When you ask these questions early, you can compare properties based on real ownership costs rather than surface-level marketing. That leads to better decisions, especially in a complex mountain market like Keystone.

The Bottom Line For Keystone Buyers

Keystone offers a wide range of ownership options, from village condos with shared amenities to properties with more limited common features and very different fee structures. The key is understanding that HOA dues are only meaningful when you know what they cover, what they do not cover, and whether extra assessments or transfer costs apply. In a market with master associations, town rental rules, and building-specific amenities, details matter.

If you want help comparing Keystone properties side by side, working with a local team can make the process much clearer. Breckenridge Mountain Brokers helps buyers across Summit County evaluate HOA costs, rental rules, and mountain-market details so you can move forward with confidence.

FAQs

What does an HOA usually cover in Keystone condos?

  • HOA dues often support common-area maintenance, snow removal, landscaping, management, and other shared expenses, but the exact coverage depends on the association’s governing documents.

What is the Keystone Neighbourhood Company for Keystone buyers?

  • KNC is a master HOA for several core Keystone neighborhoods, and in those areas your ownership costs may include both building-level dues and master-association assessments.

Are Keystone HOA amenities the same in every building?

  • No. Amenities can vary significantly by neighborhood and building, so you should compare the actual amenity package tied to each property instead of assuming they are similar.

Can you use a Keystone property as a short-term rental?

  • Possibly, but you need to review both Town of Keystone short-term rental rules and the HOA’s rental restrictions, because town approval does not override HOA rules.

What extra HOA costs should Keystone buyers watch for?

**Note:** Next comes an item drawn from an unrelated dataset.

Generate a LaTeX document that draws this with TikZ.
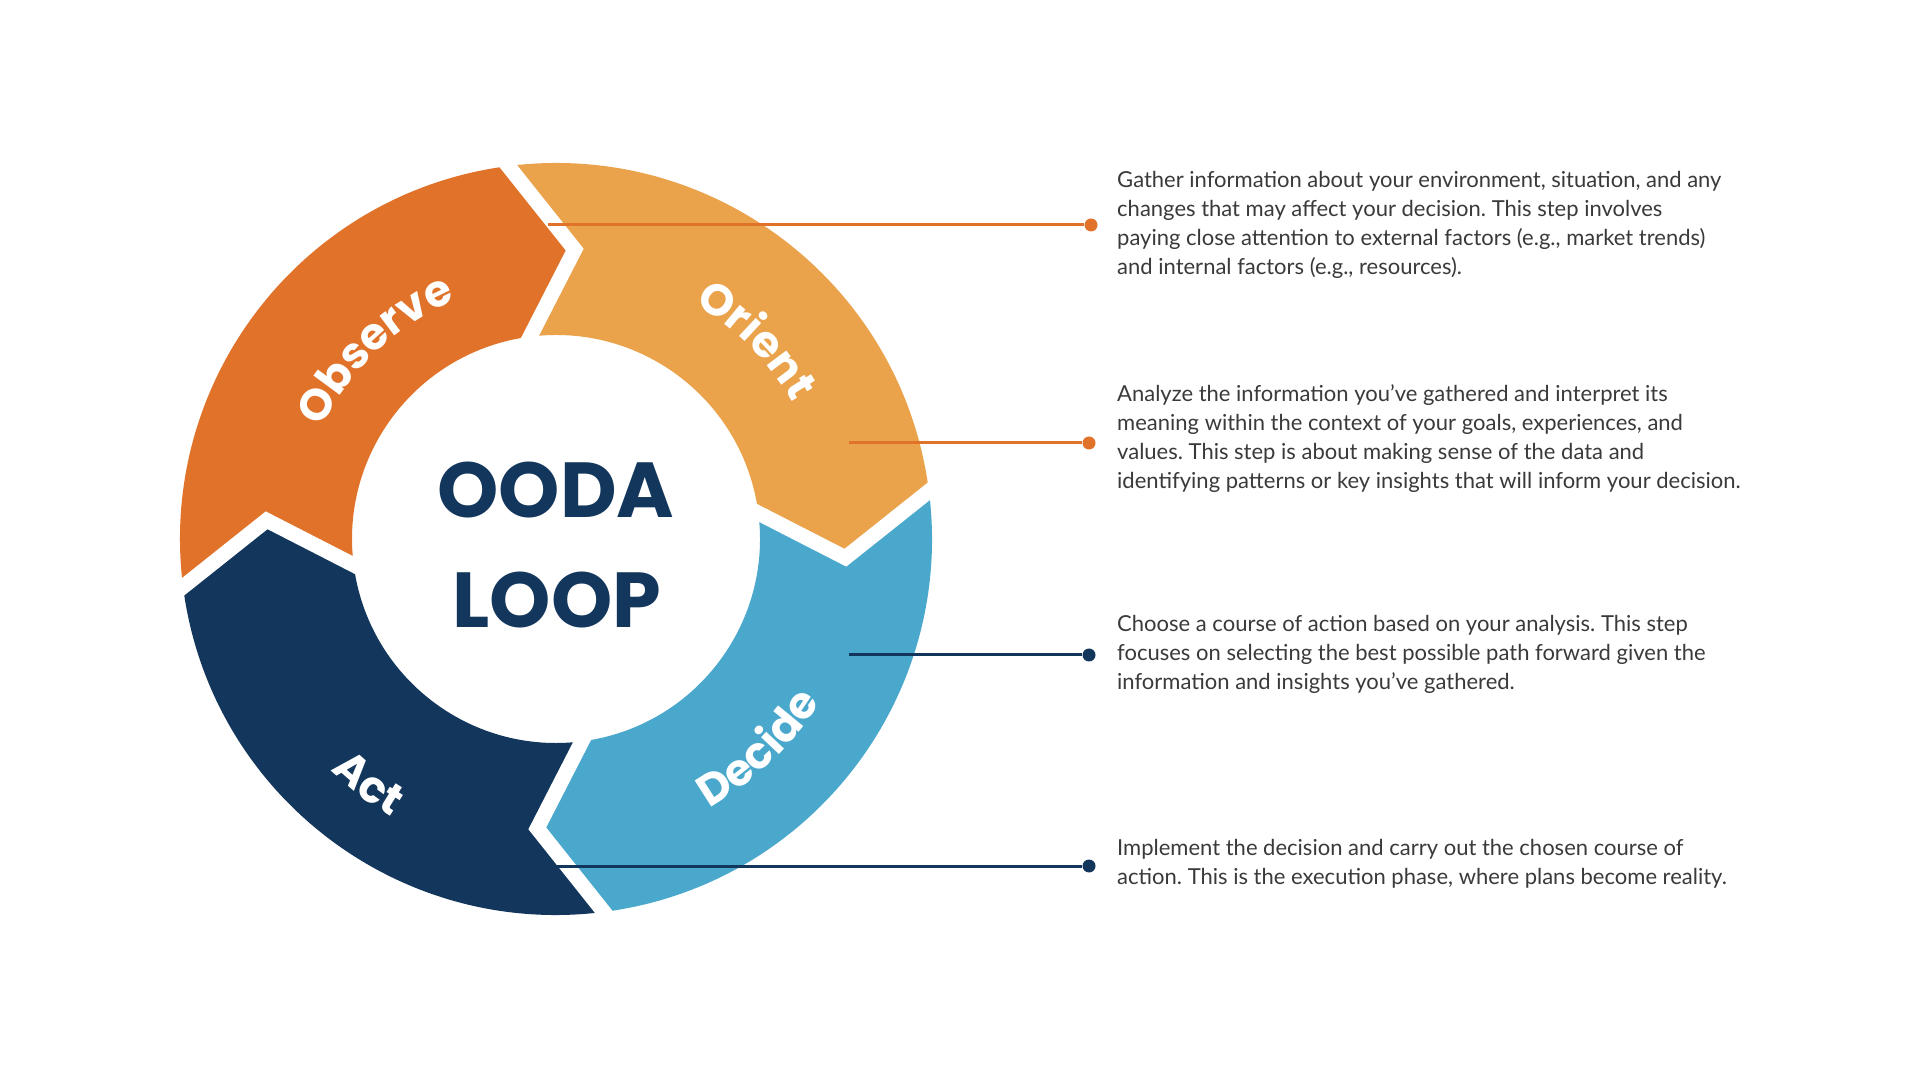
\documentclass[tikz,border=0pt]{standalone}
\usepackage{fontspec}
\usetikzlibrary{calc,decorations.text}
\IfFontExistsTF{Poppins}{\newfontfamily\headfont{Poppins}}{\newfontfamily\headfont{TeX Gyre Heros}}
\IfFontExistsTF{Lato}{\newfontfamily\bodyfont{Lato}}{\newfontfamily\bodyfont{Carlito}}
\newcommand{\lblfont}{\headfont\bfseries\fontsize{44}{44}\selectfont}
\definecolor{cobs}{HTML}{E07229}
\definecolor{cori}{HTML}{EAA24B}
\definecolor{cdec}{HTML}{4AA8CD}
\definecolor{cact}{HTML}{12365C}
\definecolor{txt}{HTML}{3A3A3A}
\frenchspacing
\begin{document}
\begin{tikzpicture}[x=1pt,y=1pt,
  gapline/.style={draw=white,line width=15pt,line join=miter},
  conn/.style={line width=3pt},
  dotn/.style={circle,inner sep=0pt,minimum size=13pt},
  desc/.style={anchor=west,align=left,inner sep=0pt,text=txt,font=\bodyfont\frenchspacing\fontsize{22}{29}\selectfont},
  titletext/.style={inner sep=0pt,text=cact,font=\headfont\bfseries\fontsize{78}{78}\selectfont},
  lbl/.style={decorate,decoration={text along path,text align=center,text color=white}}
]
\fill[white] (0,0) rectangle (1920,1080);
\useasboundingbox (0,0) rectangle (1920,1080);
\begin{scope}[shift={(556,541)}]
  % Observe
  \fill[cobs] (187.3:376) arc[start angle=187.3,end angle=97.3,radius=376] -- (86.3:290) -- (97.3:204)
     arc[start angle=97.3,end angle=187.3,radius=204] -- (176.3:290) -- cycle;
  % Orient
  \fill[cori] (97.3:376) arc[start angle=97.3,end angle=7.3,radius=376] -- (-3.7:290) -- (7.3:204)
     arc[start angle=7.3,end angle=97.3,radius=204] -- (86.3:290) -- cycle;
  % Decide
  \fill[cdec] (7.3:376) arc[start angle=7.3,end angle=-82.7,radius=376] -- (-93.7:290) -- (-82.7:204)
     arc[start angle=-82.7,end angle=7.3,radius=204] -- (-3.7:290) -- cycle;
  % Act
  \fill[cact] (-82.7:376) arc[start angle=-82.7,end angle=-172.7,radius=376] -- (-183.7:290) -- (-172.7:204)
     arc[start angle=-172.7,end angle=-82.7,radius=204] -- (-93.7:290) -- cycle;
  \foreach \ang [count=\i] in {97.3,7.3,-82.7,-172.7}{
    \coordinate (bo\i) at (\ang:376);
    \coordinate (bt\i) at ({\ang-11}:290);
    \coordinate (bi\i) at (\ang:204);
  }
  % labels
  \path[lbl,decoration={text={|\lblfont|Observe}}] (163.7:259) arc[start angle=163.7,end angle=103.7,radius=259];
  \path[lbl,decoration={text={|\lblfont|Orient}}] (74.8:273) arc[start angle=74.8,end angle=14.8,radius=273];
  \path[lbl,decoration={text={|\lblfont|Decide}}] (-76:310) arc[start angle=-76,end angle=-16,radius=310];
  \path[lbl,decoration={text={|\lblfont|Act}}] (-157.4:323) arc[start angle=-157.4,end angle=-97.4,radius=323];
\end{scope}
\foreach \i in {1,...,4}{
  \draw[gapline] ($(bt\i)!1.2!(bo\i)$) -- (bt\i) -- ($(bt\i)!1.2!(bi\i)$);
}
% title
\node[titletext] (ooda) at (556,590) {OODA};
\node[titletext] (loop) at (557,479.5) {LOOP};
% connectors
\coordinate (c1) at (548,855);
\coordinate (c2) at (849,637);
\coordinate (c3) at (849,425);
\coordinate (c4) at (553,214);
\node[dotn,fill=cobs] (d1) at (1091,855) {};
\node[dotn,fill=cobs] (d2) at (1089,637) {};
\node[dotn,fill=cact] (d3) at (1089,425) {};
\node[dotn,fill=cact] (d4) at (1089,214) {};
\draw[conn,draw=cobs] (c1) -- (d1);
\draw[conn,draw=cobs] (c2) -- (d2);
\draw[conn,draw=cact] (c3) -- (d3);
\draw[conn,draw=cact] (c4) -- (d4);
% descriptions
\node[desc] (t1) at (1117,855) {Gather information about your environment, situation, and any\\changes that may affect your decision. This step involves\\paying close attention to external factors (e.g., market trends)\\and internal factors (e.g., resources).};
\node[desc] (t2) at (1117,641) {Analyze the information you’ve gathered and interpret its\\meaning within the context of your goals, experiences, and\\values. This step is about making sense of the data and\\identifying patterns or key insights that will inform your decision.};
\node[desc] (t3) at (1117,425.5) {Choose a course of action based on your analysis. This step\\focuses on selecting the best possible path forward given the\\information and insights you’ve gathered.};
\node[desc] (t4) at (1117,216.7) {Implement the decision and carry out the chosen course of\\action. This is the execution phase, where plans become reality.};
\end{tikzpicture}
\end{document}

  • In some KNC-governed neighborhoods, buyers should ask about annual real-estate assessments, transfer assessments at closing, and any pending special assessments.

What HOA documents should you review before buying in Keystone?

  • You should review the declaration, bylaws, rules and regulations, budget, reserve information, financials, meeting minutes, insurance details, pending special assessments, and written rental rules for the unit.